How to extract dicts from list if these dicts have the same value for a specific key-CodePudding

I have a list of dicts like this

list = [
    {
        "a": "1",
        "b": "2",
        "c": "3"
    },
    {
        "a": "4",
        "b": "2",
        "c": "6"
    },
    {
        "a": "7",
        "b": "8",
        "c": "9"
    },
    {
        "a": "10",
        "b": "11",
        "c": "12"
    },
    {
        "a": "13",
        "b": "8",
        "c": "15"
    }
]

My goal is to extract all dicts in this list where the key "b" has the same "value". In my example it would be:

list_duplicates = [
    {
        "a": "1",
        "b": "2",
        "c": "3"
    },
    {
        "a": "4",
        "b": "2",
        "c": "6"
    },
    {
        "a": "7",
        "b": "8",
        "c": "9"
    },
    {
        "a": "13",
        "b": "8",
        "c": "15"
    }
]

How can I perform this? Maybe I can use the reverse logic: delete all dicts where the "b" key is not duplicated in my list?
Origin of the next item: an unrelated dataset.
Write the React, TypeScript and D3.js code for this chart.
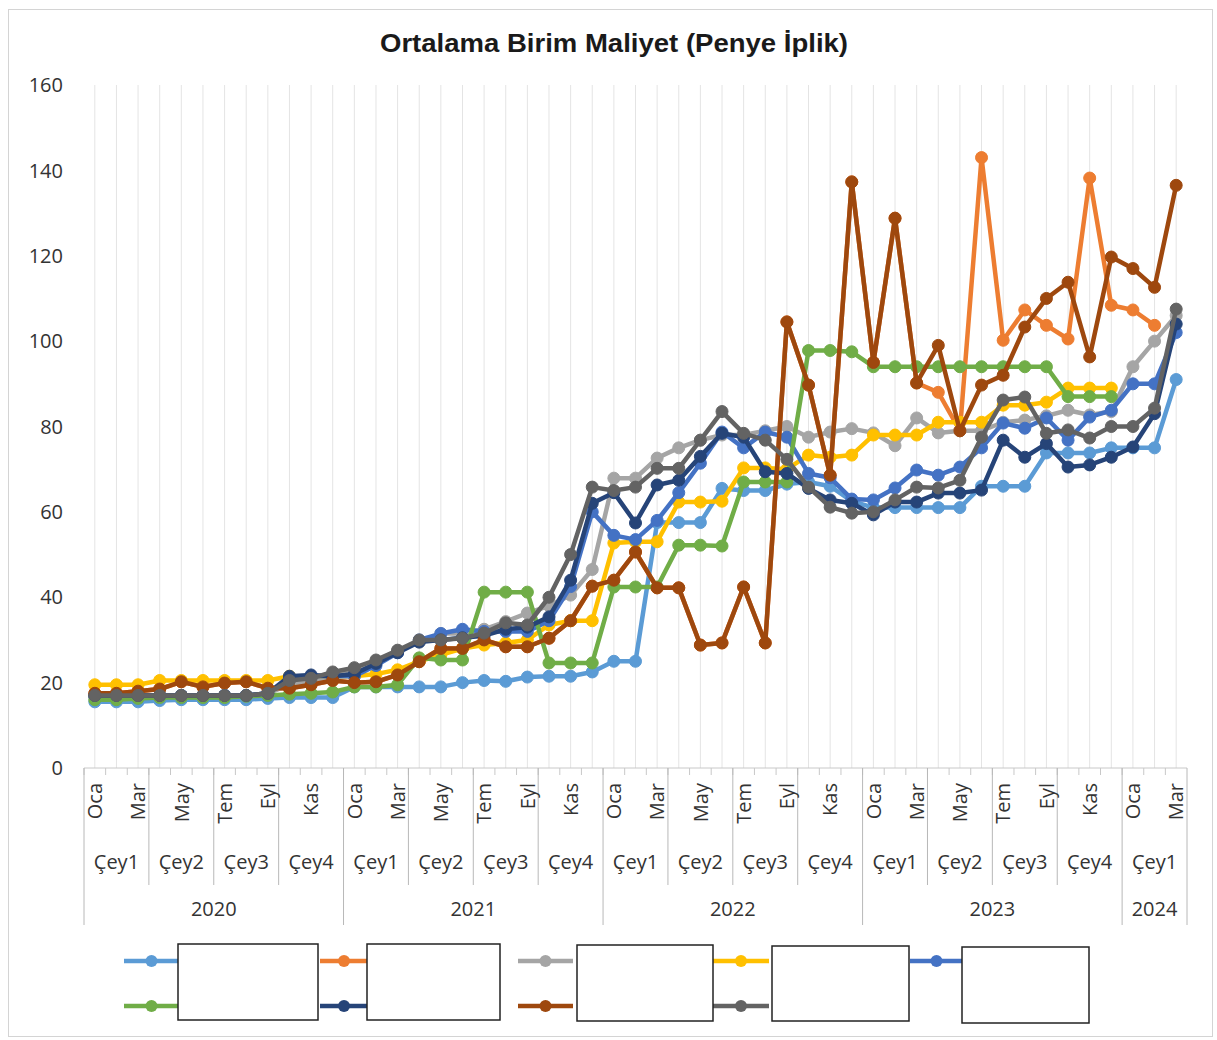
import React from "react";
import * as d3 from "d3";

const monthNames = ["Oca", "Şub", "Mar", "Nis", "May", "Haz", "Tem", "Ağu", "Eyl", "Eki", "Kas", "Ara"];
const quarterNames = ["Çey1", "Çey2", "Çey3", "Çey4"];
const yearNames = ["2020", "2021", "2022", "2023", "2024"];
const monthsPerYear = [12, 12, 12, 12, 3];
const yTicks = [0, 20, 40, 60, 80, 100, 120, 140, 160];
const titleText = "Ortalama Birim Maliyet (Penye İplik)";

type V = number | null;

const s1: V[] = [
  15.5, 15.5, 15.5, 15.8, 16, 16, 16, 16, 16.3, 16.5, 16.5, 16.5,
  19, 19, 19, 19, 19, 20, 20.5, 20.3, 21.3, 21.5, 21.5, 22.5,
  25, 25, 57.5, 57.5, 57.5, 65.5, 65, 65, 66.5, 67, 66, 62.5,
  61, 61, 61, 61, 61, 66, 66, 66, 73.8, 73.8, 73.8, 75,
  75, 75, 91,
];
const s2: V[] = [
  17.5, 17.5, 18, 18.5, 20.2, 19, 19.9, 20.2, 18.7, 18.7, 19.5, 20.5,
  20, 20.2, 21.8, 24.9, 28, 28, 30, 28.4, 28.4, 30.4, 34.5, 42.6,
  44, 50.6, 42.2, 42.2, 28.8, 29.3, 42.4, 29.3, 104.5, 89.7, 68.6, 137.3,
  95, 128.8, 90.2, 88, 79, 143, 100.2, 107.3, 103.7, 100.5, 138.2, 108.4,
  107.3, 103.7, null,
];
const s3: V[] = [
  17, 17, 17, 17, 17, 17, 17, 17, 17.5, 19.5, 20.5, 21.5,
  23, 25, 27.5, 29.5, 31.5, 31.5, 32.5, 34.3, 36.3, 38, 40.5, 46.5,
  67.9, 67.9, 72.6, 75, 76.8, 78, 78, 79, 80, 77.5, 78.7, 79.5,
  78.5, 75.5, 82, 78.5, 79, 79, 81, 81.5, 82.5, 83.8, 82.7, 83.5,
  94, 100, 106,
];
const s4: V[] = [
  19.5, 19.5, 19.5, 20.5, 20.5, 20.5, 20.5, 20.5, 20.5, 21.5, 21.5, 21.5,
  21.5, 22, 23, 25, 26.5, 28, 28.8, 29.3, 30, 33.5, 34.5, 34.5,
  52.7, 53, 53, 62.3, 62.3, 62.5, 70.3, 70.3, 70, 73.3, 72.8, 73.3,
  78, 78, 78, 81, 81, 81, 85, 85, 85.7, 89, 89, 89,
  null, null, null,
];
const s5: V[] = [
  16.8, 16.8, 17, 17, 17, 17, 17, 17, 17.5, 21, 21.5, 21.5,
  21.5, 24, 27, 30, 31.5, 32.5, 32, 32, 32, 34.5, 42.5, 60,
  54.5, 53.5, 58, 64.5, 71.4, 78.7, 75, 78.7, 77.5, 69, 68, 63,
  62.8, 65.6, 69.8, 68.6, 70.5, 75, 80.8, 79.6, 82, 76.8, 82.2, 83.8,
  90, 90, 102,
];
const s6: V[] = [
  16, 16, 16.3, 16.5, 16.5, 16.5, 16.5, 16.8, 17, 17.3, 17.5, 17.8,
  19, 19, 19.5, 25.8, 25.3, 25.3, 41.2, 41.2, 41.2, 24.6, 24.6, 24.6,
  42.4, 42.4, 42.4, 52.2, 52.2, 52, 67, 67, 67, 97.8, 97.8, 97.5,
  94, 94, 94, 94, 94, 94, 94, 94, 94, 87, 87, 87,
  null, null, null,
];
const s7: V[] = [
  17, 17, 17, 17, 17, 17, 17, 17, 17.5, 21.5, 21.8, 21.5,
  22, 24.5, 27, 29.5, 30, 30.5, 31, 32.5, 33, 35.4, 44, 62,
  64.5, 57.4, 66.3, 67.4, 73, 78.4, 77.5, 69.4, 69, 65.5, 62.8, 62,
  59.3, 62.3, 62.3, 64.4, 64.4, 65.1, 76.8, 72.8, 76, 70.5, 71, 72.8,
  75.2, 83, 104,
];
const s8: V[] = [
  17.5, 17.5, 18, 18.5, 20.2, 19, 19.9, 20.2, 18.7, 18.7, 19.5, 20.5,
  20, 20.2, 21.8, 24.9, 28, 28, 30, 28.4, 28.4, 30.4, 34.5, 42.6,
  44, 50.6, 42.2, 42.2, 28.8, 29.3, 42.4, 29.3, 104.5, 89.7, 68.6, 137.3,
  95, 128.8, 90.2, 99, 79, 89.7, 92, 103.3, 110, 113.8, 96.3, 119.7,
  117, 112.6, 136.5,
];
const s9: V[] = [
  17, 17, 17, 17, 17, 17, 17, 17, 17.5, 20.5, 21, 22.5,
  23.5, 25.3, 27.6, 30, 30, 30.4, 31.6, 34, 33.5, 40, 50, 65.8,
  65, 65.8, 70.2, 70.2, 76.8, 83.5, 78.4, 76.8, 72.3, 65.8, 61.1, 59.7,
  60, 62.8, 65.8, 65.6, 67.4, 77.5, 86.2, 86.9, 78.4, 79.2, 77.3, 80,
  80, 84.3, 107.5,
];

const seriesList: { values: V[]; color: string }[] = [
  { values: s1, color: "#5b9bd5" },
  { values: s2, color: "#ed7d31" },
  { values: s3, color: "#a5a5a5" },
  { values: s4, color: "#ffc000" },
  { values: s5, color: "#4472c4" },
  { values: s6, color: "#70ad47" },
  { values: s7, color: "#264478" },
  { values: s8, color: "#9e480e" },
  { values: s9, color: "#636363" },
];

const categories: { y: number; m: number }[] = [];
monthsPerYear.forEach((n, yi) => {
  for (let m = 0; m < n; m++) categories.push({ y: yi, m });
});

const W = 1217;
const H = 1040;
const plotLeft = 84;
const plotRight = 1187;
const plotTop = 85;
const plotBottom = 768;

const font = "'Open Sans', 'Noto Sans', sans-serif";

export default function App() {
  const x = d3
    .scaleBand<number>()
    .domain(categories.map((_, i) => i))
    .range([plotLeft, plotRight])
    .padding(0);
  const bw = x.bandwidth();
  const cx = (i: number) => (x(i) as number) + bw / 2;
  const y = d3.scaleLinear().domain([0, 160]).range([plotBottom, plotTop]);

  const line = d3
    .line<V>()
    .defined((d) => d != null)
    .x((_, i) => cx(i))
    .y((d) => y(d as number));

  const quarterBounds: number[] = [];
  const yearBounds: number[] = [];
  const quarterLabels: { x: number; t: string }[] = [];
  const yearLabels: { x: number; t: string }[] = [];
  let idx = 0;
  monthsPerYear.forEach((n, yi) => {
    const start = idx;
    yearBounds.push(start);
    for (let q = 0; q < Math.ceil(n / 3); q++) {
      const qs = start + q * 3;
      const qe = Math.min(start + n, qs + 3);
      if (q > 0) quarterBounds.push(qs);
      quarterLabels.push({ x: (x(qs)! + x(qe - 1)! + bw) / 2, t: quarterNames[q] });
    }
    yearLabels.push({ x: (x(start)! + x(start + n - 1)! + bw) / 2, t: yearNames[yi] });
    idx += n;
  });
  yearBounds.push(idx);
  const bx = (i: number) => (i >= categories.length ? plotRight : (x(i) as number));

  const legendRow1 = 961;
  const legendRow2 = 1006;
  const legendItems = [
    { s: 0, x1: 124, x2: 179, row: legendRow1 },
    { s: 1, x1: 320, x2: 368, row: legendRow1 },
    { s: 2, x1: 518, x2: 573, row: legendRow1 },
    { s: 3, x1: 713, x2: 769, row: legendRow1 },
    { s: 4, x1: 910, x2: 963, row: legendRow1 },
    { s: 5, x1: 124, x2: 179, row: legendRow2 },
    { s: 6, x1: 320, x2: 368, row: legendRow2 },
    { s: 7, x1: 518, x2: 573, row: legendRow2 },
    { s: 8, x1: 713, x2: 769, row: legendRow2 },
  ];
  const legendBoxes = [
    { x: 178, y: 944, w: 140, h: 76 },
    { x: 367, y: 944, w: 133, h: 76 },
    { x: 577, y: 945, w: 136, h: 76 },
    { x: 772, y: 946, w: 137, h: 75 },
    { x: 962, y: 947, w: 127, h: 76 },
  ];

  return (
    <svg
      width={W}
      height={H}
      style={{ position: "absolute", left: 0, top: 0, background: "#fff" }}
      fontFamily={font}
    >
      <rect x={0} y={0} width={W} height={H} fill="#fff" />
      <rect x={8.5} y={9.5} width={1204} height={1027} fill="none" stroke="#d4d4d4" strokeWidth={1} />

      <text
        x={614}
        y={52}
        textAnchor="middle"
        fontFamily="'Liberation Sans Narrow', 'Arial Narrow', 'Liberation Sans', sans-serif"
        fontWeight="bold"
        fontSize={26}
        textLength={468}
        lengthAdjust="spacingAndGlyphs"
        fill="#1a1a1a"
      >
        {titleText}
      </text>

      {categories.map((_, i) => (
        <line key={"g" + i} x1={cx(i)} x2={cx(i)} y1={plotTop} y2={plotBottom} stroke="#e4e4e4" strokeWidth={1} />
      ))}

      {yTicks.map((t) => (
        <text key={"yt" + t} x={63} y={y(t)} dy="0.36em" textAnchor="end" fontSize={20} fill="#333">
          {t}
        </text>
      ))}

      <line x1={plotLeft} x2={plotRight} y1={plotBottom} y2={plotBottom} stroke="#c8c8c8" strokeWidth={1} />
      {categories.map((_, i) => (
        <line key={"tk" + i} x1={bx(i)} x2={bx(i)} y1={plotBottom} y2={plotBottom + 7} stroke="#c8c8c8" strokeWidth={1} />
      ))}
      {quarterBounds.map((b) => (
        <line key={"qb" + b} x1={bx(b)} x2={bx(b)} y1={plotBottom} y2={885} stroke="#b8b8b8" strokeWidth={1} />
      ))}
      {yearBounds.map((b) => (
        <line key={"yb" + b} x1={bx(b)} x2={bx(b)} y1={plotBottom} y2={925} stroke="#b8b8b8" strokeWidth={1} />
      ))}

      {categories.map((c, i) =>
        c.m % 2 === 0 ? (
          <text
            key={"m" + i}
            transform={`translate(${cx(i)},${783}) rotate(-90)`}
            textAnchor="end"
            dy="0.36em"
            fontSize={20}
            fill="#333"
          >
            {monthNames[c.m]}
          </text>
        ) : null
      )}
      {quarterLabels.map((q, i) => (
        <text key={"q" + i} x={q.x} y={862} dy="0.36em" textAnchor="middle" fontSize={20} fill="#333">
          {q.t}
        </text>
      ))}
      {yearLabels.map((q, i) => (
        <text key={"yl" + i} x={q.x} y={909} dy="0.36em" textAnchor="middle" fontSize={20} fill="#333">
          {q.t}
        </text>
      ))}

      {seriesList.map((s, si) => (
        <g key={"s" + si}>
          <path d={line(s.values) || ""} fill="none" stroke={s.color} strokeWidth={4.5} strokeLinejoin="round" />
          {s.values.map((v, i) =>
            v == null ? null : <circle key={i} cx={cx(i)} cy={y(v)} r={6} fill={s.color} stroke={s.color} strokeWidth={1} />
          )}
        </g>
      ))}

      {legendItems.map((it, i) => {
        const c = seriesList[it.s].color;
        return (
          <g key={"lg" + i}>
            <line x1={it.x1} x2={it.x2} y1={it.row} y2={it.row} stroke={c} strokeWidth={4.5} />
            <circle cx={(it.x1 + it.x2) / 2} cy={it.row} r={6} fill={c} />
          </g>
        );
      })}
      {legendBoxes.map((b, i) => (
        <rect key={"lb" + i} x={b.x} y={b.y} width={b.w} height={b.h} fill="#fff" stroke="#222" strokeWidth={1.5} />
      ))}
    </svg>
  );
}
CodePudding user response：

A pretty standard way to look for duplicates is to use a Counter (you can use a plain dict and a loop, but Counter makes it easier) and then filter on items with a count greater than 1.

>>> my_list = [
...     {
...         "a": "1",
...         "b": "2",
...         "c": "3"
...     },
...     {
...         "a": "4",
...         "b": "2",
...         "c": "6"
...     },
...     {
...         "a": "7",
...         "b": "8",
...         "c": "9"
...     },
...     {
...         "a": "10",
...         "b": "11",
...         "c": "12"
...     },
...     {
...         "a": "13",
...         "b": "8",
...         "c": "15"
...     }
... ]
>>> from collections import Counter
>>> b_counts = Counter(d["b"] for d in my_list)
>>> list_duplicates = [d for d in my_list if b_counts[d["b"]] > 1]
>>> list_duplicates
[{'a': '1', 'b': '2', 'c': '3'}, {'a': '4', 'b': '2', 'c': '6'}, {'a': '7', 'b': '8', 'c': '9'}, {'a': '13', 'b': '8', 'c': '15'}]

CodePudding user response：

Here is a functional version using itertools.groupby, itertools.chain, and filter:

from itertools import groupby, chain

list(chain(*filter(lambda x: len(x)>1,
                   (list(g) for k,g in groupby(sorted(lst, key=lambda d: d['b']),
                                               key=lambda d: d['b']))
              )))

Explanation: groupby the value of 'b' (for this the dictionary must be sorted by this key), then filter the groups per size, finally chain the output to form a single list.

NB. I named the list lst, not to conflict with the list builtin

output:

[{'a': '1', 'b': '2', 'c': '3'},
 {'a': '4', 'b': '2', 'c': '6'},
 {'a': '7', 'b': '8', 'c': '9'},
 {'a': '13', 'b': '8', 'c': '15'}]

CodePudding user response：

This approach basically creates a hash map that provides the list of indices where a distinct value of the key is present. The key here is the corresponding value of 'b' in lst.
So basically countMap would look like this:

{'2': [0, 1], '8': [2, 4], '11': [3]}

From this, we can create the output list which appends only the indices from original list where the key value is duplicated.

countMap = {}
for i in range(len(lst)):
    val = lst[i]['b']
    if countMap.get(val) is not None:
        countMap[val].append(i)
    else:
        countMap[val] = [i]

output = []
for i in countMap.keys():
    if len(countMap[i]) > 1:
        for j in countMap[i]:
            output.append(lst[j])

print(output)

Output

[{'a': '1', 'b': '2', 'c': '3'}, {'a': '4', 'b': '2', 'c': '6'}, {'a': '7', 'b': '8', 'c': '9'}, {'a': '13', 'b': '8', 'c': '15'}]

CodePudding user response：

With list comprehension:

>>> [d for d in lst if len([di for di in lst if di["b"]==d["b"]])>1]
[{'a': '1', 'b': '2', 'c': '3'},
 {'a': '4', 'b': '2', 'c': '6'},
 {'a': '7', 'b': '8', 'c': '9'},
 {'a': '13', 'b': '8', 'c': '15'}]